The Supreme Court has taken the surprising step of agreeing to determine if lethal injection, the most common method of execution used in the United States today, violates the Eight Amendment ban on Cruel and Unusual Punishment. (The question is about the chemical formula used for the injections.) They agreed to stay the execution of a Texas inmate, Carlton Turner, while they take up the case in their next term which starts Monday, Oct 1. But you know Texas, Death Penalty Capital of the USA. They have decided that they may not wait for the Supreme Court to rule on this particular case while they proceed with other executions, including one scheduled for next week. (Last week, Alabama stayed an execution for 45 days while they try to come up with a new lethal injection formula. I have to say, that's just the kind of "Can Do Spirit" that made America great.) But what impact will this have on the rest of the nation's scheduled executions?
At most, it's likely only to delay the inevitable for death row inmates. The Court is not expected to rule that the death penalty is unconstitutional, but rather that the method used may be cruel and unusual. There was some confusion when the Court failed to stop another "Texa-cution" just days before they issued this stay. Their denial of the appeal was based on technical grounds. Owing to a computer crash, the inmate's appeal failed to reach the Texas Court of Criminal Appeals in time by twenty minutes. The Texas court refused to stay open the extra few minutes, and Michael Richard was put to death anyway. (Maybe his lawyers made the mistake of appealing to the court's humanity.) Ohio State University Professor Douglas A. Berman says in his blog that there may be few, if any, executions over the next 9-18 months while the Court deliberates. Lower courts may start staying executions while they wait for the Court's decision on how it would impact them.

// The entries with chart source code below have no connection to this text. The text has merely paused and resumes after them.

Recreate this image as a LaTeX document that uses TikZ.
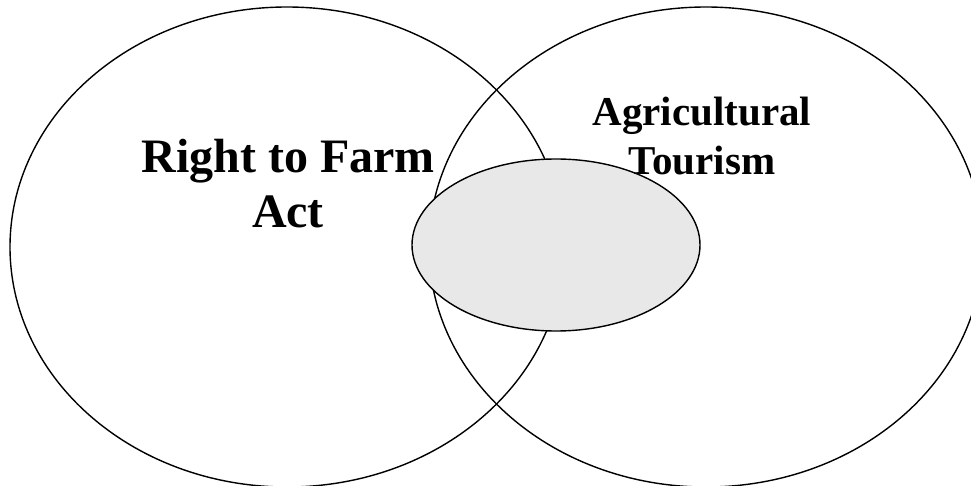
\documentclass[tikz,border=0pt]{standalone}
\usepackage{fontspec}
\setmainfont{Liberation Serif}
\definecolor{overlapgray}{RGB}{232,232,232}

\tikzset{
  setline/.style={line width=1.4pt},
  setlabel/.style={align=center, font=\bfseries, inner sep=0pt},
}

\begin{document}
\begin{tikzpicture}[x=1pt, y=-1pt]
  % page frame, 971 x 486
  \useasboundingbox (0,0) rectangle (971,486);
  \clip (0,0) rectangle (971,486);

  % the two sets
  \draw[setline] (287,247) ellipse [x radius=277, y radius=240];
  \draw[setline] (706,247) ellipse [x radius=277, y radius=240];

  % shaded overlap
  \filldraw[setline, fill=overlapgray] (556,245) ellipse [x radius=144, y radius=86];

  % set labels
  \node[setlabel, font=\bfseries\fontsize{48}{55}\selectfont] (farmact) at (288,184) {Right to Farm\\Act};
  \node[setlabel, font=\bfseries\fontsize{41}{49}\selectfont] (agritour) at (702,136) {Agricultural\\Tourism};
\end{tikzpicture}
\end{document}
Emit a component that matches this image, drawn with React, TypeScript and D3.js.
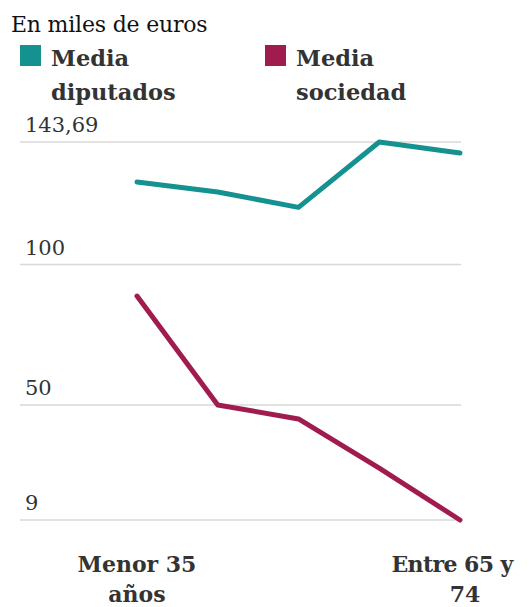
import React, { useEffect, useRef } from 'react';
import * as d3 from 'd3';

const categories = ['Menor 35 años', 'Entre 35 y 44', 'Entre 45 y 54', 'Entre 55 y 64', 'Entre 65 y 74'];
const diputados = [129.4, 125.9, 120.4, 143.69, 139.8];
const sociedad = [88.8, 50, 45, 27.5, 9];
const yTicks = [9, 50, 100, 143.69];
const xLabels = [['Menor 35', 'años'], null, null, null, ['Entre 65 y', '74']];

const TEAL = '#159190';
const WINE = '#a01c4f';
const FONT = '"DejaVu Serif", serif';

const App = () => {
  const svgRef = useRef<SVGSVGElement>(null);

  useEffect(() => {
    const w = 529;
    const h = 607;
    const svg = d3.select(svgRef.current).attr('width', w).attr('height', h);
    svg.selectAll('*').remove();

    const x = d3.scalePoint().domain(categories).range([137, 460]);
    const y = d3.scaleLinear().domain([9, 143.69]).range([520, 142]);

    // title
    svg.append('text')
      .attr('x', 11).attr('y', 32)
      .style('font-family', FONT).style('font-size', '22px')
      .style('letter-spacing', '-0.2px')
      .attr('fill', '#111')
      .text('En miles de euros');

    // legend
    const legend = [
      { name: ['Media', 'diputados'], color: TEAL, x: 20 },
      { name: ['Media', 'sociedad'], color: WINE, x: 265 },
    ];
    legend.forEach((l) => {
      const g = svg.append('g').attr('transform', `translate(${l.x},0)`);
      g.append('rect').attr('x', 0).attr('y', 45).attr('width', 21).attr('height', 21).attr('fill', l.color);
      l.name.forEach((t, i) => {
        g.append('text')
          .attr('x', 31).attr('y', 66 + i * 34)
          .style('font-family', FONT).style('font-size', '22.5px').style('font-weight', 'bold')
          .attr('fill', '#333')
          .text(t);
      });
    });

    // grid + ticks
    const grid = svg.append('g');
    yTicks.forEach((t) => {
      grid.append('line')
        .attr('x1', 20).attr('x2', 461)
        .attr('y1', y(t)).attr('y2', y(t))
        .attr('stroke', '#d9d9d9').attr('stroke-width', 1.5);
      grid.append('text')
        .attr('x', 25).attr('y', y(t) - 10)
        .style('font-family', FONT).style('font-size', '21px')
        .attr('fill', '#333')
        .text(d3.format(',')(t).replace('.', ','));
    });

    const line = d3.line<number>()
      .x((d, i) => x(categories[i])!)
      .y((d) => y(d));

    [[diputados, TEAL], [sociedad, WINE]].forEach(([data, color]) => {
      svg.append('path')
        .datum(data as number[])
        .attr('d', line)
        .attr('fill', 'none')
        .attr('stroke', color as string)
        .attr('stroke-width', 5)
        .attr('stroke-linecap', 'round')
        .attr('stroke-linejoin', 'round');
    });

    // x labels
    categories.forEach((c, i) => {
      const lab = xLabels[i];
      if (!lab) return;
      const last = i === categories.length - 1;
      lab.forEach((t, j) => {
        svg.append('text')
          .attr('x', x(c)! + (last ? (j === 0 ? -8 : 5) : 0))
          .attr('y', 572 + j * 30)
          .attr('text-anchor', 'middle')
          .style('font-family', FONT).style('font-size', '22px').style('font-weight', 'bold')
          .style('letter-spacing', j === 0 && last ? '-0.6px' : '0px')
          .attr('fill', '#333')
          .text(t);
      });
    });
  }, []);

  return <svg ref={svgRef} style={{ position: 'absolute', left: 0, top: 0, display: 'block' }}></svg>;
};

export default App;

For the record, I oppose the use of capital punishment in all cases (even the "worst of the worst"), because of the danger of executing an innocent person and because I do not believe it to be an effective deterrent to crime. Texas is one of those states that really does carry out its executions, rather than let death row inmates die in prison from other causes. (Natural causes, inmate murder, etc.) And I think it can be argued that this is pretty well known in Texas. Yet this does not seem to stop them from killing each other in Texas.